Lauren, Sabrina, and Ann Marie loving each other. Note the hand hold.
One of my greatest fears in those dark days in the hospital tending the lifeless body of my baby girl was the thought of going home. How could I go home without her there? How could I leave her? The two times I left the hospital to try to get some sleep I went to my sister's house. I just couldn't go home.
Sunday, before we turned off the machines, my brother gave me a blessing. In it he quoted a scripture with which I was unfamiliar. "There is no fear in love; but perfect love casteth out fear" 1 John 4: 18. I felt a warm feeling of assurance come over me. Love was not something lacking in my heart or in my life or in my home. Love was like the air around me. It surrounded me and was keeping me alive breath by breath.
I thought of my girls and how much love my girls and how much all of us loved Camille. And suddenly I was no longer afraid to go home. I knew as long as our home was filled with that love, Camille would always be there, in our home, in the love.

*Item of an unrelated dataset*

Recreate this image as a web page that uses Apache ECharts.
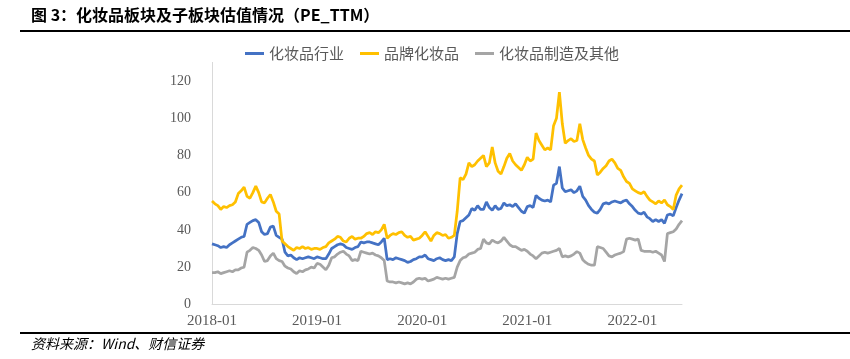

The past three months, I have stressed the need for our home to be filled with love. This is not always easy. Kids fight. They get tired and grumpy and they bicker. Sometimes even the big people get tired and grumpy and bicker too. But there has definitely been more love in our home lately.
I often find my girls being incredibly loving with each other. It brings me the joy I am seeking in my life. I found them all laying on each other in the photo above a couple weeks ago. I love the picture. I love those girls. And I love that they love each other.
I know I have talked about this before but I think it is worth the repeat because it is so easy to lose sight of the need for love to fill our homes. Life so easily distracts us. Like the other day when Lauren was climbing up on me for the hundredth time while I was trying to type something. Frustrated and annoyed, I finally asked her, "Why are you doing this? Why do you always have to sit on me?"
Her simple response brought me back and reminded me about what is important.
"Because I love you, Mama," she said. Love is really what it is all about.